## EXERCISE OBJECTIVE
Leave out any pictures and transcribe all other data below exactly.
********************
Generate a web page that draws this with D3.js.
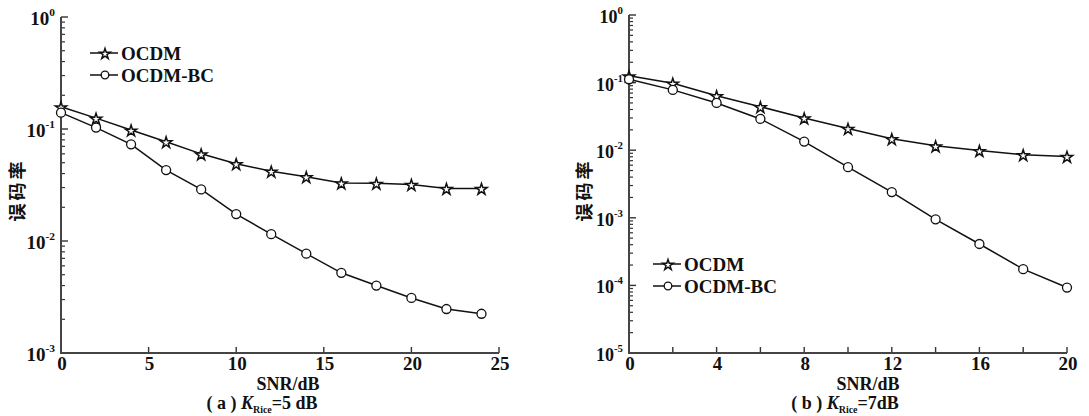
<!DOCTYPE html>
<html>
<head>
<meta charset="utf-8">
<script src="https://cdn.jsdelivr.net/npm/d3@7"></script>
<style>
  body { margin: 0; background: #fff; }
  svg text { font-family: "Liberation Serif", "Times New Roman", serif; font-weight: bold; fill: #111; }
  .cjk { font-family: "Noto Sans CJK SC", sans-serif !important; font-weight: bold; }
</style>
</head>
<body>
<svg id="viz" width="1089" height="416"></svg>
<script>
const svg = d3.select("#viz")

// data
const snrA = [0, 2, 4, 6, 8, 10, 12, 14, 16, 18, 20, 22, 24]
const ocdmA = [0.158, 0.125, 0.098, 0.077, 0.060, 0.049, 0.042, 0.0375, 0.033, 0.0328, 0.032, 0.0295, 0.0295]
const ocdmBcA = [0.14, 0.103, 0.073, 0.043, 0.0289, 0.0174, 0.0115, 0.0077, 0.0052, 0.0040, 0.0031, 0.00247, 0.00224]

const snrB = [0, 2, 4, 6, 8, 10, 12, 14, 16, 18, 20]
const ocdmB = [0.126, 0.098, 0.064, 0.044, 0.030, 0.021, 0.0148, 0.0116, 0.0099, 0.0086, 0.0081]
const ocdmBcB = [0.112, 0.078, 0.05, 0.029, 0.0134, 0.0056, 0.0024, 0.00095, 0.00041, 0.000174, 0.000093]

const seriesNames = ["OCDM", "OCDM-BC"]
const xTicksA = [0, 5, 10, 15, 20, 25]
const xTicksB = [0, 2, 4, 6, 8, 10, 12, 14, 16, 18, 20]
const xLabelsB = [0, 4, 8, 12, 16, 20]

const star = d3.symbol().type(d3.symbolStar)

function drawPanel(opt) {

    const x = d3.scaleLinear().domain(opt.xDomain).range([opt.left, opt.right])
    const y = d3.scaleLog().domain(opt.yDomain).range([opt.bottom, opt.top])
    const g = svg.append("g")

    // log ticks on the y axis, pointing inward
    const exps = d3.range(Math.log10(opt.yDomain[0]), Math.log10(opt.yDomain[1]) + 1)
    exps.forEach(function(e) {
        if (e < Math.log10(opt.yDomain[1])) {
            d3.range(2, 10).forEach(function(m) {
                const v = m * Math.pow(10, e)
                g.append("line")
                    .attr("x1", opt.left).attr("x2", opt.left + 4)
                    .attr("y1", y(v)).attr("y2", y(v))
                    .attr("stroke", "#333").attr("stroke-width", 1.2)
            })
        }
        g.append("line")
            .attr("x1", opt.left).attr("x2", opt.left + 7)
            .attr("y1", y(Math.pow(10, e))).attr("y2", y(Math.pow(10, e)))
            .attr("stroke", "#333").attr("stroke-width", 1.4)

        const t = g.append("text")
            .attr("x", opt.left - 6)
            .attr("y", y(Math.pow(10, e)) + 8)
            .attr("text-anchor", "end")
            .style("font-size", opt.tickFont + "px")
        t.append("tspan").text("10")
        t.append("tspan").attr("dy", -9).style("font-size", (opt.tickFont * 0.6) + "px").text(e)
    })

    // x ticks pointing up
    opt.xTicks.forEach(function(v) {
        g.append("line")
            .attr("x1", x(v)).attr("x2", x(v))
            .attr("y1", opt.bottom).attr("y2", opt.bottom - 6)
            .attr("stroke", "#333").attr("stroke-width", 1.4)
    })
    opt.xLabels.forEach(function(v) {
        g.append("text")
            .attr("x", x(v) + 1).attr("y", opt.bottom + 17)
            .attr("text-anchor", "middle")
            .style("font-size", "19px")
            .text(v)
    })

    // axis lines
    g.append("path")
        .attr("d", "M" + opt.left + "," + opt.top + "V" + opt.bottom + "H" + opt.right)
        .attr("fill", "none").attr("stroke", "#444").attr("stroke-width", 2)

    const line = d3.line()
        .x(function(d) { return x(d[0]) })
        .y(function(d) { return y(d[1]) })

    opt.series.forEach(function(s, i) {
        const pts = opt.xs.map(function(v, j) { return [v, s[j]] })
        g.append("path").datum(pts)
            .attr("d", line)
            .attr("fill", "none").attr("stroke", "#111").attr("stroke-width", 1.5)
        pts.forEach(function(p) { marker(g, i, x(p[0]), y(p[1])) })
    })

    // legend
    seriesNames.forEach(function(name, i) {
        const ly = opt.legend[1] + i * 22
        g.append("line")
            .attr("x1", opt.legend[0]).attr("x2", opt.legend[0] + 28)
            .attr("y1", ly).attr("y2", ly)
            .attr("stroke", "#111").attr("stroke-width", 1.5)
        marker(g, i, opt.legend[0] + 15, ly, true)
        g.append("text")
            .attr("x", opt.legend[0] + 31).attr("y", ly + 7)
            .style("font-size", "19px")
            .text(name)
    })

    // axis titles
    g.append("text")
        .attr("x", opt.xTitleX).attr("y", 390)
        .attr("text-anchor", "middle")
        .style("font-size", "18px")
        .text("SNR/dB")

    g.append("text")
        .attr("class", "cjk")
        .attr("transform", "translate(" + opt.yTitleX + ",190) rotate(-90)")
        .attr("text-anchor", "middle")
        .style("font-size", "18px")
        .style("letter-spacing", "3px")
        .text("误码率")

    const cap = g.append("text")
        .attr("x", opt.capX).attr("y", 409)
        .attr("text-anchor", "middle")
        .style("font-size", "18px")
    cap.append("tspan").text("( " + opt.letter + " ) ")
    cap.append("tspan").style("font-style", "italic").text("K")
    cap.append("tspan").attr("dy", 4).style("font-size", "10px").text("Rice")
    cap.append("tspan").attr("dy", -4).text(opt.kText)
}

function marker(g, i, cx, cy, small) {
    if (i === 0) {
        g.append("path")
            .attr("d", star.size(small ? 34 : 40)())
            .attr("transform", "translate(" + cx + "," + (cy + 1) + ")")
            .attr("fill", "#fff").attr("stroke", "#111").attr("stroke-width", 1.5)
    } else {
        g.append("circle")
            .attr("cx", cx).attr("cy", cy).attr("r", small ? 3.8 : 4.5)
            .attr("fill", "#fff").attr("stroke", "#111").attr("stroke-width", 1.3)
    }
}

drawPanel({
    left: 61, right: 499, top: 17, bottom: 353,
    xDomain: [0, 25], yDomain: [1e-3, 1],
    xTicks: xTicksA, xLabels: xTicksA, xs: snrA,
    series: [ocdmA, ocdmBcA],
    tickFont: 19,
    legend: [90, 53],
    xTitleX: 288, yTitleX: 24, capX: 262,
    letter: "a", kText: "=5 dB"
})

drawPanel({
    left: 629, right: 1067, top: 15, bottom: 353,
    xDomain: [0, 20], yDomain: [1e-5, 1],
    xTicks: xTicksB, xLabels: xLabelsB, xs: snrB,
    series: [ocdmB, ocdmBcB],
    tickFont: 18,
    legend: [653, 264],
    xTitleX: 868, yTitleX: 591, capX: 845,
    letter: "b", kText: "=7dB"
})
</script>
</body>
</html>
********************
## FULL SOLUTION
Generate a web page that draws this with D3.js.
<!DOCTYPE html>
<html>
<head>
<meta charset="utf-8">
<script src="https://cdn.jsdelivr.net/npm/d3@7"></script>
<style>
  body { margin: 0; background: #fff; }
  svg text { font-family: "Liberation Serif", "Times New Roman", serif; font-weight: bold; fill: #111; }
  .cjk { font-family: "Noto Sans CJK SC", sans-serif !important; font-weight: bold; }
</style>
</head>
<body>
<svg id="viz" width="1089" height="416"></svg>
<script>
const svg = d3.select("#viz")

// data
const snrA = [0, 2, 4, 6, 8, 10, 12, 14, 16, 18, 20, 22, 24]
const ocdmA = [0.158, 0.125, 0.098, 0.077, 0.060, 0.049, 0.042, 0.0375, 0.033, 0.0328, 0.032, 0.0295, 0.0295]
const ocdmBcA = [0.14, 0.103, 0.073, 0.043, 0.0289, 0.0174, 0.0115, 0.0077, 0.0052, 0.0040, 0.0031, 0.00247, 0.00224]

const snrB = [0, 2, 4, 6, 8, 10, 12, 14, 16, 18, 20]
const ocdmB = [0.126, 0.098, 0.064, 0.044, 0.030, 0.021, 0.0148, 0.0116, 0.0099, 0.0086, 0.0081]
const ocdmBcB = [0.112, 0.078, 0.05, 0.029, 0.0134, 0.0056, 0.0024, 0.00095, 0.00041, 0.000174, 0.000093]

const seriesNames = ["OCDM", "OCDM-BC"]
const xTicksA = [0, 5, 10, 15, 20, 25]
const xTicksB = [0, 2, 4, 6, 8, 10, 12, 14, 16, 18, 20]
const xLabelsB = [0, 4, 8, 12, 16, 20]

const star = d3.symbol().type(d3.symbolStar)

function drawPanel(opt) {

    const x = d3.scaleLinear().domain(opt.xDomain).range([opt.left, opt.right])
    const y = d3.scaleLog().domain(opt.yDomain).range([opt.bottom, opt.top])
    const g = svg.append("g")

    // log ticks on the y axis, pointing inward
    const exps = d3.range(Math.log10(opt.yDomain[0]), Math.log10(opt.yDomain[1]) + 1)
    exps.forEach(function(e) {
        if (e < Math.log10(opt.yDomain[1])) {
            d3.range(2, 10).forEach(function(m) {
                const v = m * Math.pow(10, e)
                g.append("line")
                    .attr("x1", opt.left).attr("x2", opt.left + 4)
                    .attr("y1", y(v)).attr("y2", y(v))
                    .attr("stroke", "#333").attr("stroke-width", 1.2)
            })
        }
        g.append("line")
            .attr("x1", opt.left).attr("x2", opt.left + 7)
            .attr("y1", y(Math.pow(10, e))).attr("y2", y(Math.pow(10, e)))
            .attr("stroke", "#333").attr("stroke-width", 1.4)

        const t = g.append("text")
            .attr("x", opt.left - 6)
            .attr("y", y(Math.pow(10, e)) + 8)
            .attr("text-anchor", "end")
            .style("font-size", opt.tickFont + "px")
        t.append("tspan").text("10")
        t.append("tspan").attr("dy", -9).style("font-size", (opt.tickFont * 0.6) + "px").text(e)
    })

    // x ticks pointing up
    opt.xTicks.forEach(function(v) {
        g.append("line")
            .attr("x1", x(v)).attr("x2", x(v))
            .attr("y1", opt.bottom).attr("y2", opt.bottom - 6)
            .attr("stroke", "#333").attr("stroke-width", 1.4)
    })
    opt.xLabels.forEach(function(v) {
        g.append("text")
            .attr("x", x(v) + 1).attr("y", opt.bottom + 17)
            .attr("text-anchor", "middle")
            .style("font-size", "19px")
            .text(v)
    })

    // axis lines
    g.append("path")
        .attr("d", "M" + opt.left + "," + opt.top + "V" + opt.bottom + "H" + opt.right)
        .attr("fill", "none").attr("stroke", "#444").attr("stroke-width", 2)

    const line = d3.line()
        .x(function(d) { return x(d[0]) })
        .y(function(d) { return y(d[1]) })

    opt.series.forEach(function(s, i) {
        const pts = opt.xs.map(function(v, j) { return [v, s[j]] })
        g.append("path").datum(pts)
            .attr("d", line)
            .attr("fill", "none").attr("stroke", "#111").attr("stroke-width", 1.5)
        pts.forEach(function(p) { marker(g, i, x(p[0]), y(p[1])) })
    })

    // legend
    seriesNames.forEach(function(name, i) {
        const ly = opt.legend[1] + i * 22
        g.append("line")
            .attr("x1", opt.legend[0]).attr("x2", opt.legend[0] + 28)
            .attr("y1", ly).attr("y2", ly)
            .attr("stroke", "#111").attr("stroke-width", 1.5)
        marker(g, i, opt.legend[0] + 15, ly, true)
        g.append("text")
            .attr("x", opt.legend[0] + 31).attr("y", ly + 7)
            .style("font-size", "19px")
            .text(name)
    })

    // axis titles
    g.append("text")
        .attr("x", opt.xTitleX).attr("y", 390)
        .attr("text-anchor", "middle")
        .style("font-size", "18px")
        .text("SNR/dB")

    g.append("text")
        .attr("class", "cjk")
        .attr("transform", "translate(" + opt.yTitleX + ",190) rotate(-90)")
        .attr("text-anchor", "middle")
        .style("font-size", "18px")
        .style("letter-spacing", "3px")
        .text("误码率")

    const cap = g.append("text")
        .attr("x", opt.capX).attr("y", 409)
        .attr("text-anchor", "middle")
        .style("font-size", "18px")
    cap.append("tspan").text("( " + opt.letter + " ) ")
    cap.append("tspan").style("font-style", "italic").text("K")
    cap.append("tspan").attr("dy", 4).style("font-size", "10px").text("Rice")
    cap.append("tspan").attr("dy", -4).text(opt.kText)
}

function marker(g, i, cx, cy, small) {
    if (i === 0) {
        g.append("path")
            .attr("d", star.size(small ? 34 : 40)())
            .attr("transform", "translate(" + cx + "," + (cy + 1) + ")")
            .attr("fill", "#fff").attr("stroke", "#111").attr("stroke-width", 1.5)
    } else {
        g.append("circle")
            .attr("cx", cx).attr("cy", cy).attr("r", small ? 3.8 : 4.5)
            .attr("fill", "#fff").attr("stroke", "#111").attr("stroke-width", 1.3)
    }
}

drawPanel({
    left: 61, right: 499, top: 17, bottom: 353,
    xDomain: [0, 25], yDomain: [1e-3, 1],
    xTicks: xTicksA, xLabels: xTicksA, xs: snrA,
    series: [ocdmA, ocdmBcA],
    tickFont: 19,
    legend: [90, 53],
    xTitleX: 288, yTitleX: 24, capX: 262,
    letter: "a", kText: "=5 dB"
})

drawPanel({
    left: 629, right: 1067, top: 15, bottom: 353,
    xDomain: [0, 20], yDomain: [1e-5, 1],
    xTicks: xTicksB, xLabels: xLabelsB, xs: snrB,
    series: [ocdmB, ocdmBcB],
    tickFont: 18,
    legend: [653, 264],
    xTitleX: 868, yTitleX: 591, capX: 845,
    letter: "b", kText: "=7dB"
})
</script>
</body>
</html>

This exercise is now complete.